さて、この家の地盤作りの話だが、よく考えたら、このシリーズの一番最初に書いていた。
→ 松阪の土壁の家 2016年10月2日
そこに書いてある通り、地盤は、土建屋さんに頼まず、土木のプロであるお施主さんと木神楽のメンバーで、一緒に作った。
この家を建てる場所は、あまり地盤が良くなかった。だから土壁の重さはあるにしろ、屋根やその他でなるべく軽量化を図ってある。
50センチ近くかさ上げしたのは、道から少し下がっていたからだ。
また、道やその他の高いところから流れてくる水を止めて、地盤の環境をよくする意味もある。

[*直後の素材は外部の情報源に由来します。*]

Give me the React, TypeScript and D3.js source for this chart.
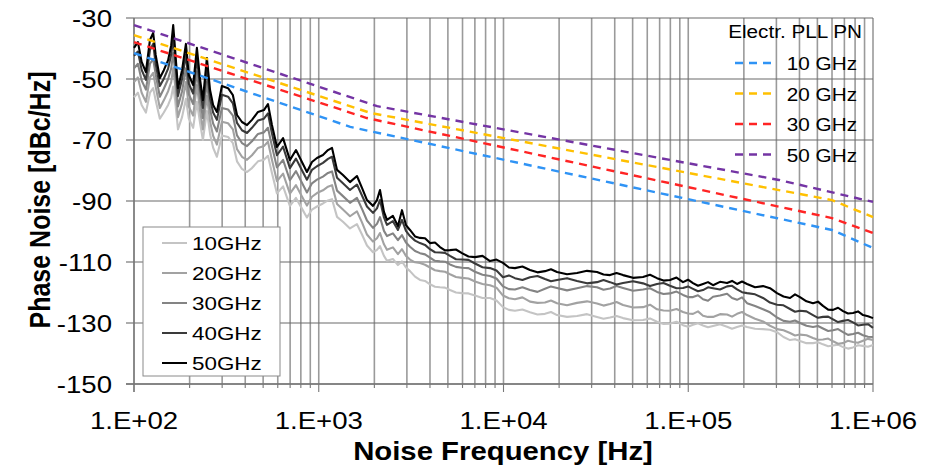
import * as d3 from "d3";

// Noise frequency grid [Hz] shared by the measured curves
const FREQ_HZ = [
  100, 105, 110, 116, 122, 127, 131, 138, 145, 153,
  159, 163, 167, 173, 182, 191, 198, 209, 219, 228,
  236, 248, 258, 268, 281, 299, 323, 343, 361, 384,
  409, 435, 469, 505, 531, 558, 594, 641, 698, 753,
  811, 863, 919, 978, 1054, 1122, 1180, 1256, 1352, 1476,
  1610, 1714, 1824, 1966, 2066, 2145, 2254, 2340, 2520, 2683,
  2822, 2965,
  3118, 3320, 3532, 3760, 4000, 4257, 4530, 4822, 5133, 5530,
  5957, 6462, 7010, 7697, 8450, 9163, 9935, 10700, 11530, 12660,
  13910, 15270, 16770, 18070, 19480, 22070, 25000, 28320, 32070, 34780,
  37720, 40910, 44360, 50240, 56900, 62090, 67760, 73460, 79640, 86380,
  93680, 99700, 106100, 112900, 120200, 127900, 136200, 148600, 162200, 172600,
  183700, 195500, 208100, 229900, 253900, 277000, 302200, 327800, 355500, 378300,
  402500, 436500, 473300, 503700, 536000, 571800, 607800, 646800, 688300, 732500,
  779500, 829600, 883000, 939700, 1000000,
];

// measured phase noise [dBc/Hz]
const PN_10G = [
  -56.0, -54.5, -58.5, -61.0, -54.5, -53.0, -57.0, -63.0, -61.0, -58.5,
  -56.0, -52.5, -57.0, -66.5, -62.5, -56.5, -63.0, -66.0, -57.5, -64.5,
  -70.0, -60.5, -68.0, -72.5, -75.5, -68.5, -69.0, -71.0, -77.0, -79.5,
  -80.5, -79.2, -77.0, -76.5, -75.2, -80.8, -87.5, -85.2, -91.6, -89.0,
  -92.5, -95.4, -92.8, -91.8, -90.8, -89.8, -89.4, -95.2, -96.8, -99.0,
  -97.6, -101.0, -104.6, -106.8, -106.0, -104.8, -108.0, -109.6, -109.0, -111.0,
  -109.8, -111.8,
  -113.0, -114.8, -115.9, -116.2, -117.3, -118.1, -118.3, -118.4, -119.2, -120.0,
  -120.2, -120.3, -121.0, -121.8, -121.8, -122.6, -124.8, -125.7, -126.0, -125.6,
  -126.5, -127.2, -127.0, -126.4, -127.4, -128.0, -127.7, -127.1, -128.0, -128.6,
  -128.2, -127.7, -128.4, -129.1, -129.0, -128.5, -129.6, -130.3, -130.2, -129.6,
  -130.7, -131.2, -130.6, -130.1, -130.8, -131.4, -131.0, -130.4, -131.2, -131.9,
  -131.3, -130.8, -131.3, -131.9, -132.0, -132.2, -133.0, -134.6, -135.6, -135.3,
  -135.9, -136.6, -136.6, -136.3, -137.0, -137.6, -137.4, -137.1, -137.9, -138.4,
  -138.0, -137.3, -137.5, -137.8, -137.2,
];
const PN_20G = [
  -51.0, -49.5, -54.5, -57.5, -49.5, -48.0, -52.5, -59.5, -57.0, -54.0,
  -51.0, -46.5, -52.0, -62.5, -58.0, -51.0, -59.0, -62.0, -52.0, -60.5,
  -66.5, -55.5, -63.8, -68.6, -71.5, -64.0, -64.5, -66.5, -73.0, -75.5,
  -76.5, -75.0, -72.6, -72.0, -70.6, -76.5, -83.5, -81.0, -87.6, -84.8,
  -88.5, -91.5, -88.6, -87.4, -86.5, -85.3, -84.8, -91.0, -92.8, -95.0,
  -93.4, -97.0, -101.0, -103.3, -102.2, -100.5, -104.2, -106.0, -105.2, -107.4,
  -105.8, -108.0,
  -109.2, -110.1, -110.3, -110.9, -111.8, -112.7, -113.0, -113.2, -114.0, -114.9,
  -115.2, -115.4, -116.4, -117.2, -117.6, -118.4, -121.0, -121.9, -122.2, -121.6,
  -123.0, -123.4, -123.3, -122.6, -123.5, -124.2, -123.4, -122.9, -123.6, -124.3,
  -123.8, -123.1, -124.1, -124.9, -124.8, -124.0, -125.5, -125.9, -126.0, -125.4,
  -126.4, -126.9, -127.0, -126.2, -127.6, -128.0, -128.0, -127.1, -127.2, -127.9,
  -127.0, -126.4, -127.4, -128.6, -129.5, -130.9, -132.0, -132.4, -133.3, -134.1,
  -133.8, -134.0, -134.9, -135.5, -135.4, -135.1, -136.0, -136.8, -136.6, -135.8,
  -136.2, -136.5, -135.8, -135.2, -135.6,
];
const PN_30G = [
  -46.5, -45.0, -50.5, -53.5, -45.0, -43.5, -48.5, -55.8, -53.2, -50.0,
  -46.5, -41.5, -47.5, -59.0, -54.0, -46.5, -55.0, -58.2, -47.5, -56.5,
  -62.8, -51.0, -59.8, -64.6, -67.2, -59.5, -60.0, -62.0, -68.5, -71.0,
  -72.0, -70.4, -68.0, -67.5, -66.0, -72.0, -79.0, -76.5, -83.2, -80.2,
  -84.0, -87.2, -84.2, -83.0, -82.0, -80.8, -80.3, -86.6, -88.4, -90.6,
  -89.0, -92.6, -96.4, -98.8, -97.5, -95.3, -99.8, -101.5, -100.6, -102.8,
  -101.2, -103.6,
  -105.0, -106.4, -107.1, -107.5, -108.6, -109.6, -109.8, -109.9, -110.8, -111.6,
  -111.9, -112.0, -113.2, -114.2, -114.6, -115.4, -118.0, -118.9, -119.0, -118.3,
  -119.2, -119.8, -118.8, -118.0, -118.5, -119.3, -118.6, -117.9, -118.3, -119.1,
  -118.7, -117.9, -118.5, -119.4, -119.0, -118.6, -119.8, -120.5, -120.3, -119.7,
  -120.8, -121.5, -121.5, -120.9, -122.2, -122.7, -121.4, -121.0, -120.4, -121.8,
  -122.4, -121.6, -123.5, -124.4, -125.5, -126.5, -128.2, -129.3, -129.6, -129.2,
  -130.0, -130.9, -131.3, -131.0, -131.8, -132.6, -132.4, -132.0, -133.0, -133.9,
  -133.6, -133.2, -134.0, -134.5, -134.6,
];
const PN_40G = [
  -42.4, -41.0, -47.0, -50.3, -40.5, -38.5, -45.0, -52.3, -49.9, -46.6,
  -42.0, -36.5, -43.5, -55.6, -50.0, -42.0, -51.5, -54.8, -43.0, -53.0,
  -59.5, -46.5, -56.3, -61.0, -63.4, -55.2, -55.8, -58.0, -64.4, -66.8,
  -67.7, -66.0, -63.6, -63.0, -61.3, -67.8, -75.0, -72.2, -79.2, -76.1,
  -79.9, -83.0, -79.8, -78.6, -77.5, -76.2, -75.5, -82.4, -84.2, -86.4,
  -84.6, -88.2, -91.8, -93.9, -92.4, -89.7, -95.4, -97.8, -96.6, -99.5,
  -96.2, -99.8,
  -101.5, -103.0, -103.8, -104.4, -105.8, -106.8, -106.9, -107.0, -108.0, -109.1,
  -109.2, -109.3, -110.5, -111.7, -112.0, -112.8, -115.0, -114.4, -115.3, -115.9,
  -115.0, -114.6, -115.6, -116.3, -115.9, -115.3, -116.2, -117.0, -116.6, -115.9,
  -116.6, -117.4, -116.9, -116.3, -117.0, -117.9, -117.2, -116.9, -117.8, -118.6,
  -118.5, -118.0, -118.8, -119.6, -119.2, -118.3, -118.6, -119.0, -118.0, -117.8,
  -119.0, -119.9, -120.2, -120.6, -121.8, -123.3, -124.0, -124.2, -125.4, -126.3,
  -126.0, -126.2, -127.4, -128.3, -128.0, -127.9, -128.8, -129.7, -129.3, -129.0,
  -129.8, -130.8, -130.6, -130.4, -131.6,
];
const PN_50G = [
  -39.8, -37.9, -44.4, -47.7, -37.2, -34.9, -42.1, -49.7, -47.1, -43.8,
  -38.9, -32.3, -40.5, -53.0, -47.1, -38.5, -48.7, -52.0, -39.8, -50.3,
  -56.9, -43.1, -53.6, -58.5, -60.8, -52.3, -53.0, -55.3, -61.8, -64.1,
  -65.1, -63.4, -60.8, -60.2, -58.2, -65.1, -72.3, -69.4, -76.6, -73.3,
  -77.2, -80.5, -77.2, -75.9, -74.9, -73.3, -72.6, -79.8, -81.5, -83.8,
  -81.8, -85.7, -89.7, -91.6, -89.7, -86.4, -93.6, -96.2, -94.9, -98.2,
  -93.0, -97.9,
  -99.5, -101.6, -102.1, -102.2, -103.8, -103.6, -105.1, -106.2, -106.1, -105.9,
  -107.1, -108.2, -108.4, -108.0, -109.7, -109.2, -110.3, -111.8, -112.0, -111.5,
  -112.6, -113.4, -113.0, -112.4, -113.3, -114.0, -113.6, -112.9, -113.3, -114.1,
  -114.3, -113.6, -114.3, -115.2, -114.9, -114.2, -115.3, -116.1, -115.9, -115.1,
  -116.6, -115.8, -116.9, -117.8, -117.2, -116.6, -117.6, -116.5, -116.9, -116.2,
  -117.2, -116.4, -117.2, -118.3, -117.9, -118.6, -120.2, -121.3, -121.8, -120.6,
  -121.5, -122.9, -123.5, -123.0, -124.4, -125.6, -125.7, -125.0, -126.1, -126.9,
  -126.7, -126.2, -127.4, -127.8, -128.4,
];

// electrical PLL phase noise (dashed), [Hz] and [dBc/Hz] breakpoints
const PLL_10G_F = [100, 1480, 600000, 1000000];
const PLL_10G = [-41.5, -65.7, -99.5, -105.4];
const PLL_20G_F = [100, 1900, 600000, 1000000];
const PLL_20G = [-35.6, -61.1, -89.7, -95.3];
const PLL_30G_F = [100, 1820, 600000, 1000000];
const PLL_30G = [-37.9, -62.8, -95.6, -100.5];
const PLL_50G_F = [100, 2070, 310000, 1000000];
const PLL_50G = [-32.3, -58.9, -83.1, -90.3];

const Y_TICKS = [-150, -130, -110, -90, -70, -50, -30];
const X_DECADES = [1e2, 1e3, 1e4, 1e5, 1e6];
const X_LABELS = ["1.E+02", "1.E+03", "1.E+04", "1.E+05", "1.E+06"];

const measured = [
  { name: "10GHz", values: PN_10G, color: "#c4c4c4" },
  { name: "20GHz", values: PN_20G, color: "#a2a2a2" },
  { name: "30GHz", values: PN_30G, color: "#848484" },
  { name: "40GHz", values: PN_40G, color: "#3a3a3a" },
  { name: "50GHz", values: PN_50G, color: "#000000" },
];

const pll = [
  { name: "10 GHz", f: PLL_10G_F, values: PLL_10G, color: "#2f93f5" },
  { name: "20 GHz", f: PLL_20G_F, values: PLL_20G, color: "#ffc000" },
  { name: "30 GHz", f: PLL_30G_F, values: PLL_30G, color: "#ff2424" },
  { name: "50 GHz", f: PLL_50G_F, values: PLL_50G, color: "#7434a4" },
];

const FONT = "'Liberation Sans', Arial, sans-serif";

// text slightly stretched horizontally, like the source picture
function SText({ x, y, sx = 1.15, size, anchor = "start", weight = "normal", rotate = 0, children }) {
  return (
    <text
      transform={`translate(${x},${y}) scale(${sx},1)${rotate ? ` rotate(${rotate})` : ""}`}
      fontSize={size}
      fontFamily={FONT}
      fontWeight={weight}
      textAnchor={anchor}
      fill="#000"
    >
      {children}
    </text>
  );
}

export default function App() {
  const width = 943;
  const height = 465;
  const left = 134;
  const right = 873;
  const top = 18;
  const bottom = 384;

  const x = d3.scaleLog().domain([1e2, 1e6]).range([left, right]);
  const y = d3.scaleLinear().domain([-150, -30]).range([bottom, top]);

  const line = d3
    .line<[number, number]>()
    .x((d) => x(d[0]))
    .y((d) => y(d[1]));

  const gridX = x.ticks();

  return (
    <svg
      width={width}
      height={height}
      viewBox={`0 0 ${width} ${height}`}
      style={{ position: "absolute", left: 0, top: 0, background: "#fff" }}
    >
      <rect width={width} height={height} fill="#fff" />

      {/* grid */}
      {gridX.map((f) => (
        <line key={"gx" + f} x1={x(f)} x2={x(f)} y1={top} y2={bottom} stroke="#9a9a9a" strokeWidth={1.6} />
      ))}
      {Y_TICKS.map((t) => (
        <line key={"gy" + t} x1={left} x2={right} y1={y(t)} y2={y(t)} stroke="#6a6a6a" strokeWidth={1.2} />
      ))}

      {/* axes */}
      <line x1={left} x2={left} y1={top} y2={bottom + 8} stroke="#777" strokeWidth={1.3} />
      <line x1={left - 8} x2={right} y1={bottom} y2={bottom} stroke="#777" strokeWidth={1.3} />
      {Y_TICKS.map((t) => (
        <line key={"ty" + t} x1={left - 8} x2={left} y1={y(t)} y2={y(t)} stroke="#777" strokeWidth={1.2} />
      ))}
      {gridX.map((f) => {
        const major = X_DECADES.includes(f);
        return (
          <line key={"tx" + f} x1={x(f)} x2={x(f)} y1={bottom} y2={bottom + (major ? 8 : 4)} stroke="#777" strokeWidth={1.1} />
        );
      })}

      {/* measured curves */}
      {measured.map((s) => (
        <path
          key={s.name}
          d={line(FREQ_HZ.map((f, i) => [f, s.values[i]]))}
          fill="none"
          stroke={s.color}
          strokeWidth={2.1}
          strokeLinejoin="round"
        />
      ))}

      {/* PLL dashed */}
      {pll.map((s) => (
        <path
          key={s.name}
          d={line(s.f.map((f, i) => [f, s.values[i]]))}
          fill="none"
          stroke={s.color}
          strokeWidth={2.4}
          strokeDasharray="8,6"
        />
      ))}

      {/* tick labels */}
      {Y_TICKS.map((t) => (
        <SText key={"ly" + t} x={112} y={y(t) + 8.5} size={24} anchor="end">
          {t}
        </SText>
      ))}
      {X_DECADES.map((f, i) => (
        <SText key={"lx" + f} x={x(f)} y={429} size={24} anchor="middle">
          {X_LABELS[i]}
        </SText>
      ))}

      {/* axis titles */}
      <SText x={503} y={460} size={25.5} anchor="middle" weight="bold">
        Noise Frequency [Hz]
      </SText>
      <SText x={50} y={200} size={25} anchor="middle" weight="bold" rotate={-90}>
        Phase Noise [dBc/Hz]
      </SText>

      {/* PLL legend */}
      <SText x={862} y={38} size={18.5} sx={1.12} anchor="end">
        Electr. PLL PN
      </SText>
      {pll.map((s, i) => {
        const ly = 63 + i * 30.5;
        return (
          <g key={"lp" + s.name}>
            <line x1={735} x2={777} y1={ly} y2={ly} stroke={s.color} strokeWidth={2.4} strokeDasharray="8,6" />
            <SText x={857} y={ly + 7} size={18.5} sx={1.12} anchor="end">
              {s.name}
            </SText>
          </g>
        );
      })}

      {/* measured legend */}
      <rect x={143} y={227} width={137} height={149} fill="#fff" stroke="#8a8a8a" strokeWidth={1} />
      {measured.map((s, i) => {
        const ly = 243 + i * 30;
        return (
          <g key={"lm" + s.name}>
            <line x1={162} x2={187} y1={ly} y2={ly} stroke={s.color} strokeWidth={2} />
            <SText x={192} y={ly + 7} size={19} sx={1.18}>
              {s.name}
            </SText>
          </g>
        );
      })}
    </svg>
  );
}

かさ上げする割栗石や土は、一層ごとに叩き締め、何層にもした。
割栗を使うのは、その面の地盤を固めるのと同時に、水はけをよくする為だ。
これは、斜面の上から来る水の流れを止めて、横へそらす為の溝。
生石灰を撒き、その上に割栗石、砕石を敷きつめる。
そして、かさ上げした分、隣地との境には、石を積む。
普通ならブロックの擁壁になるところ。
この石積み、施主さんが器用にユンボ(ショベルカー)を使いこなし、あっという間にやってのけた。
ユンボのオペレーターとしても素晴らしい腕前である。
施主さんとしては、雑に積んだのであまり見て欲しくないらしいが、かっこいいので、公開しちゃう。
路地に面したところは、残念ながら、杉の赤みで作った土留めを作り、土で埋めた。
施主さんとしては、どうしても見せたくないらしい。
将来、杉板が腐る頃には、そこに丁寧に石を積むか、他の方法を何か考えるとのこと。
そんなこんなで、地盤作りは終わる。期間としては、最初に土を入れ始めてから2ヶ月ほど。実働はひと月も掛かってない。
この一連の作業を経験することによって、地盤への意識が高まった。
施主さんは、今回の自分の家作りだけでは終わらず、今後更に、自然の力を利用した、自然に歯向かわない土地作り、地盤作りを突き詰めていくことだろう。
彼の今後が、非常に楽しみである。